Ashley Brehaut

Personal information
- Full name: Ashley John Brehaut
- Born: 18 September 1980 (age 46) Ballarat, Victoria, Australia
- Height: 1.80 m (5 ft 11 in)
- Weight: 75 kg (165 lb)

Sport
- Country: Australia
- Sport: Badminton
- Event: Men's & mixed doubles

Men's & mixed doubles
- BWF profile

Medal record
Badminton
Representing Australia
Oceania Championships
| Bronze medal – third place | 2006 Auckaland | Men's doubles |
Oceania Men's Team Championships
| Silver medal – second place | 2006 Auckland | Men's team |

= Ashley Brehaut =

Australian badminton player (born 1980)

Ashley John Brehaut (born 18 September 1980) is a now retired male badminton player from Australia.

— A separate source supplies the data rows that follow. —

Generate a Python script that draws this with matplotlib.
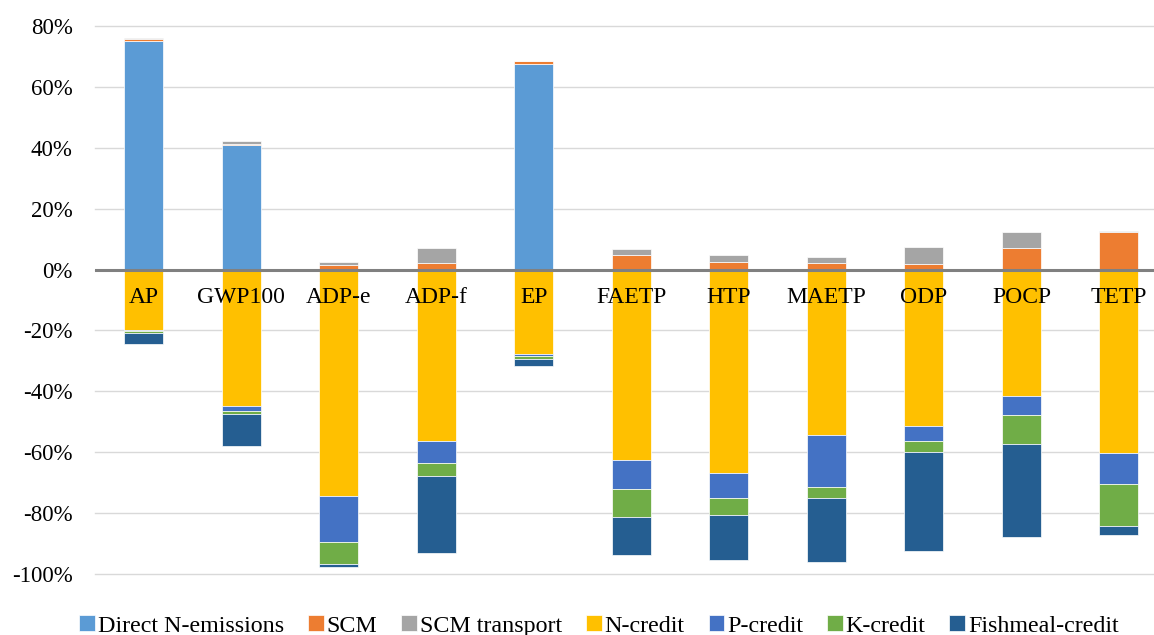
import matplotlib
matplotlib.use("Agg")
import matplotlib.pyplot as plt
import numpy as np
from matplotlib.ticker import FuncFormatter

categories = ["AP", "GWP100", "ADP-e", "ADP-f", "EP", "FAETP", "HTP", "MAETP", "ODP", "POCP", "TETP"]

direct_n = [75.1, 40.9, 0.0, 0.0, 67.5, 0.0, 0.0, 0.0, 0.0, 0.0, 0.0]
scm = [0.4, 0.3, 1.4, 2.2, 0.8, 4.7, 2.5, 2.1, 1.8, 7.2, 12.3]
scm_transport = [0.4, 0.85, 1.0, 4.7, 0.1, 1.9, 2.3, 1.9, 5.6, 5.0, 0.4]
n_credit = [-19.9, -44.9, -74.3, -56.1, -27.7, -62.6, -66.8, -54.4, -51.3, -41.6, -60.3]
p_credit = [-0.4, -1.6, -15.1, -7.5, -0.6, -9.4, -8.2, -17.1, -5.0, -6.1, -10.0]
k_credit = [-0.6, -0.9, -7.2, -4.1, -1.0, -9.1, -5.5, -3.4, -3.6, -9.6, -14.0]
fishmeal_credit = [-3.6, -10.5, -1.0, -25.4, -2.4, -12.5, -14.8, -21.1, -32.6, -30.6, -2.9]

series_names = ["Direct N-emissions", "SCM", "SCM transport", "N-credit", "P-credit", "K-credit", "Fishmeal-credit"]
colors = ["#5B9BD5", "#ED7D31", "#A5A5A5", "#FFC000", "#4472C4", "#70AD47", "#255E91"]

plt.rcParams['font.family'] = ['Liberation Serif', 'DejaVu Serif']

W, H = 1154, 635
fig = plt.figure(figsize=(W / 100, H / 100), dpi=100)
ax = fig.add_axes([95 / W, (H - 574.3) / H, (W - 95) / W, 548.6 / H])

x = np.arange(len(categories))
width = 0.4

pos_series = [direct_n, scm, scm_transport]
neg_series = [n_credit, p_credit, k_credit, fishmeal_credit]

handles = []
bottom = np.zeros(len(categories))
for vals, col, name in zip(pos_series, colors[:3], series_names[:3]):
    v = np.array(vals)
    b = ax.bar(x, v, width, bottom=bottom, color=col, edgecolor="white", linewidth=0.5, label=name, zorder=2)
    handles.append(b)
    bottom += v

bottom = np.zeros(len(categories))
for vals, col, name in zip(neg_series, colors[3:], series_names[3:]):
    v = np.array(vals)
    b = ax.bar(x, v, width, bottom=bottom, color=col, edgecolor="white", linewidth=0.5, label=name, zorder=2)
    handles.append(b)
    bottom += v

ax.axhline(0, color="#808080", linewidth=2.2, zorder=3)

ax.set_ylim(-100, 80)
ax.set_xlim(-0.5, 10.5 - 13.75 / 97.5)
ax.set_yticks(np.arange(-100, 81, 20))
ax.yaxis.set_major_formatter(FuncFormatter(lambda v, p: f"{int(round(v))}%"))
ax.grid(axis="y", color="#D9D9D9", linewidth=1.0, zorder=0)
for gl in ax.get_ygridlines():
    gl.set_clip_on(False)
ax.set_axisbelow(True)
ax.set_xticks([])
ax.tick_params(axis="y", length=0, labelsize=16.5, pad=16)
for s in ax.spines.values():
    s.set_visible(False)

for i, c in enumerate(categories):
    ax.text(i, -9.3, c, ha="center", va="center", fontsize=17, zorder=4)

fig.legend(handles=handles, labels=series_names, loc="center", ncol=7,
           bbox_to_anchor=(599 / W, 1 - 626 / H), frameon=False, fontsize=17.3,
           handlelength=0.65, handleheight=0.65, handletextpad=0.12, columnspacing=1.0,
           borderaxespad=0)

fig.savefig("out.png", dpi=100)
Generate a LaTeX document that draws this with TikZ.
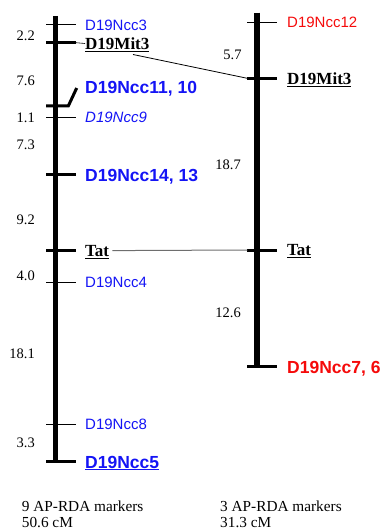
\documentclass[tikz,border=0pt]{standalone}
\usepackage{fontspec}
\setmainfont{Liberation Serif}
\setsansfont{Liberation Sans}
\definecolor{mblue}{RGB}{20,20,245}
\definecolor{mred}{RGB}{245,10,10}
\definecolor{lgray}{RGB}{110,110,110}
\begin{document}
\begin{tikzpicture}[x=1pt,y=-1pt,
  bar/.style={line width=5.5pt},
  thinT/.style={line width=1pt},
  thickT/.style={line width=3pt},
  lab/.style={anchor=west,inner sep=0pt,text depth=0pt},
  sansR/.style={lab,font=\fontsize{15}{15}\selectfont\sffamily},
  sansB/.style={lab,font=\fontsize{17.5}{17.5}\selectfont\sffamily\bfseries},
  serB/.style={lab,font=\fontsize{17}{17}\selectfont\bfseries},
  num/.style={anchor=east,inner sep=0pt,text depth=0pt,font=\fontsize{14.5}{14.5}\selectfont},
  foot/.style={anchor=west,inner sep=0pt,font=\fontsize{15.3}{15.3}\selectfont}]
\useasboundingbox (0,0) rectangle (381,532);

% ---- left chromosome ----
\coordinate (LT) at (55.5,16);
\coordinate (LB) at (55.5,461);
\draw[bar] (LT) -- (LB);

\draw[thinT] (46,24.3) -- (76,24.3);
\node[sansR,text=mblue] (ncc3) at (85,24.8) {D19Ncc3};

\draw[thickT] (46,42.7) -- (76,42.7) coordinate (mitLtick);
\node[serB] (mitL) at (85,43.5) {\underline{D19Mit3}};
\draw[line width=0.6pt] (mitLtick) -- (mitL.west);

\coordinate (n11a) at (68.3,106);
\coordinate (n11b) at (76.7,88);
\draw[thickT] (46,106) -- (n11a) -- (n11b);
\node[sansB,text=mblue] (ncc11) at (85,87.5) {D19Ncc11, 10};

\draw[thinT] (46,117.7) -- (76,117.7);
\node[sansR,text=mblue] (ncc9) at (85,117) {\itshape D19Ncc9};

\draw[thickT] (46,174.3) -- (76,174.3);
\node[sansB,text=mblue] (ncc14) at (85,175) {D19Ncc14, 13};

\draw[thickT] (46,250.6) -- (76,250.6);
\node[serB] (tatL) at (85,250.6) {\underline{Tat}};

\draw[thinT] (46,282.3) -- (76,282.3);
\node[sansR,text=mblue] (ncc4) at (85,282.3) {D19Ncc4};

\draw[thinT] (46,424.3) -- (76,424.3);
\node[sansR,text=mblue] (ncc8) at (85,424.3) {D19Ncc8};

\draw[thickT] (46,461.7) -- (76,461.7);
\node[sansB,text=mblue] (ncc5) at (85,462) {\underline{D19Ncc5}};

\node[num] (dL1) at (35,36) {2.2};
\node[num] (dL2) at (35,80.5) {7.6};
\node[num] (dL3) at (35,117.5) {1.1};
\node[num] (dL4) at (35,145) {7.3};
\node[num] (dL5) at (35,220) {9.2};
\node[num] (dL6) at (35,276) {4.0};
\node[num] (dL7) at (35,354) {18.1};
\node[num] (dL8) at (35,443) {3.3};

% ---- right chromosome ----
\coordinate (RT) at (256.8,12.7);
\coordinate (RB) at (256.8,366);
\draw[bar] (RT) -- (RB);

\draw[thinT] (247.3,22.7) -- (277.3,22.7);
\node[sansR,text=mred] (ncc12) at (287,22.7) {D19Ncc12};

\draw[thickT] (247.3,78.3) coordinate (mitRtick) -- (277.3,78.3);
\node[serB] (mitR) at (287,78.5) {\underline{D19Mit3}};

\draw[thickT] (247.3,250) coordinate (tatRtick) -- (277.3,250);
\node[serB] (tatR) at (287,250) {\underline{Tat}};

\draw[thickT] (247.3,366.7) -- (277.3,366.7);
\node[sansB,text=mred] (ncc7) at (287,367) {D19Ncc7, 6};

\node[num] (dR1) at (241.7,54.5) {5.7};
\node[num] (dR2) at (241,165) {18.7};
\node[num] (dR3) at (241,313) {12.6};

% ---- homology connectors ----
\coordinate (mitLconn) at (133,54.5);
\draw[line width=0.8pt] (mitLconn) -- (mitRtick);
\draw[line width=1pt,lgray] (tatL.east) ++(3,0) -- (tatRtick);

% ---- footers ----
\node[foot] (fL1) at (21.7,506) {9 AP-RDA markers};
\node[foot] (fL2) at (21.7,523) {50.6 cM};
\node[foot] (fR1) at (220,506) {3 AP-RDA markers};
\node[foot] (fR2) at (220,523) {31.3 cM};
\end{tikzpicture}
\end{document}
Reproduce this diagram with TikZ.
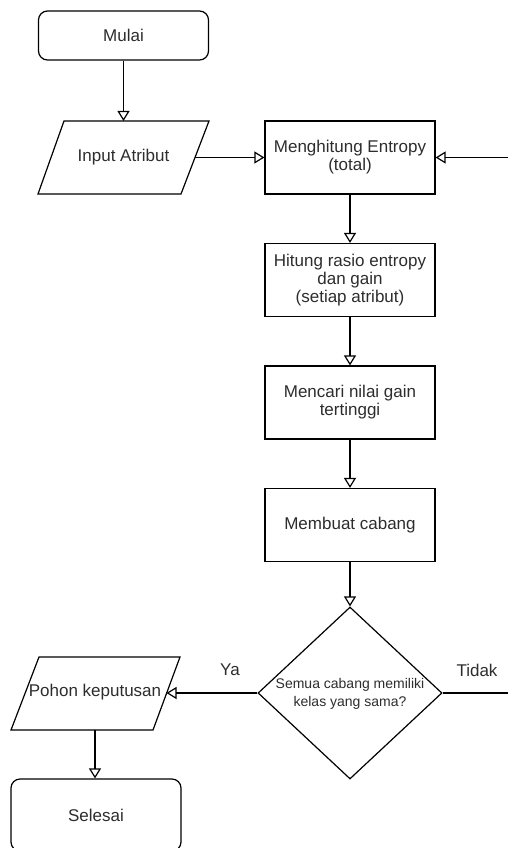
\documentclass[tikz,border=0pt]{standalone}
\usepackage{fontspec}
\setmainfont{Liberation Sans}
\usetikzlibrary{shapes.geometric,arrows.meta}
\definecolor{txt}{RGB}{45,45,45}
\begin{document}
\begin{tikzpicture}[x=1pt,y=-1pt,
  box/.style={draw=black, line width=1.2pt, fill=white, minimum width=170pt, minimum height=73pt, inner sep=0pt, align=center, font=\fontsize{17}{18}\selectfont, text=txt},
  term/.style={box, rounded corners=9pt, minimum height=49pt},
  lbl/.style={font=\fontsize{17}{18}\selectfont, text=txt, inner sep=0pt, align=center},
  small/.style={font=\fontsize{14}{18}\selectfont, text=txt, inner sep=0pt, align=center},
  wire/.style={draw=black, line width=1.2pt},
  flow/.style={wire, -{Triangle[open, length=10pt, width=12pt]}},
  dec/.style={draw=black, line width=1.2pt, fill=white, diamond, minimum width=184pt, minimum height=172pt, inner sep=0pt},
]
\useasboundingbox (0,0) rectangle (508,848);
\clip (0,0) rectangle (508,848);

% Mulai
\node[term] (mulai) at (123.5,35.5) {Mulai};

% Input Atribut (parallelogram)
\draw[wire, fill=white] (38,194) -- (64,121) -- (209,121) -- (181,194) -- cycle;
\node[lbl] (input) at (123.5,157.5) {Input Atribut};
\coordinate (inputT) at (123.5,121);
\coordinate (inputR) at (195,157.5);

% Process boxes
\node[box] (ent) at (350,157.5) {Menghitung Entropy\\(total)};
\node[box] (hit) at (350,280) {Hitung rasio entropy\\dan gain\\(setiap atribut)};
\node[box] (cari) at (350,402.5) {Mencari nilai gain\\tertinggi};
\node[box] (buat) at (350,525) {Membuat cabang};

% Decision
\node[dec] (dec) at (350,693) {};
\node[small] (dectext) at (350,694) {Semua cabang memiliki\\kelas yang sama?};

% Pohon keputusan (parallelogram)
\draw[wire, fill=white] (11,730) -- (39,657) -- (180,657) -- (153,730) -- cycle;
\node[lbl] (pohon) at (95,692) {Pohon keputusan};
\coordinate (pohonR) at (166.5,693);
\coordinate (pohonB) at (95,730);

% Selesai
\node[term, minimum height=72pt] (sel) at (96,815) {Selesai};

% Free ends at the right margin
\coordinate (loopE) at (508,157.5);
\coordinate (tidakE) at (508,693);

% Connectors
\draw[flow] (mulai.south -| inputT) -- (inputT);
\draw[flow] (inputR) -- (ent.west);
\draw[flow] (loopE) -- (ent.east);
\draw[flow] (ent.south) -- (hit.north);
\draw[flow] (hit.south) -- (cari.north);
\draw[flow] (cari.south) -- (buat.north);
\draw[flow] (buat.south) -- (dec.north);
\draw[flow] (dec.west) -- (pohonR);
\draw[wire] (dec.east) -- (tidakE);
\draw[flow] (pohonB) -- (pohonB |- sel.north);

% Labels
\node[lbl] (ya) at (230,670) {Ya};
\node[lbl] (tidak) at (477,670) {Tidak};
\end{tikzpicture}
\end{document}
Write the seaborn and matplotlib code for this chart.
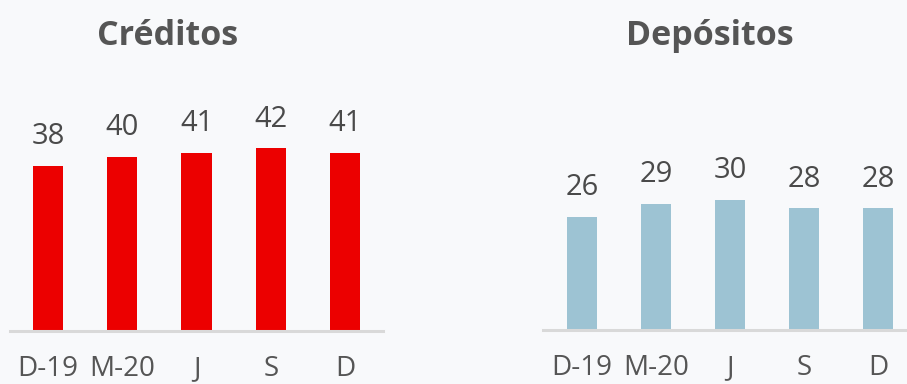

Brehaut competed in badminton at the 2004 Summer Olympics in men's doubles with partner Travis Denney. They were defeated in the round of 32 by Pramote Teerawiwatana and Tesana Panvisvas of Thailand. In 2006, he and Denney won the bronze medal at the Oceania Championships, and also competed at the Commonwealth Games. His brother Stuart is also a former Olympic badminton player.

He now works as a physical education teacher.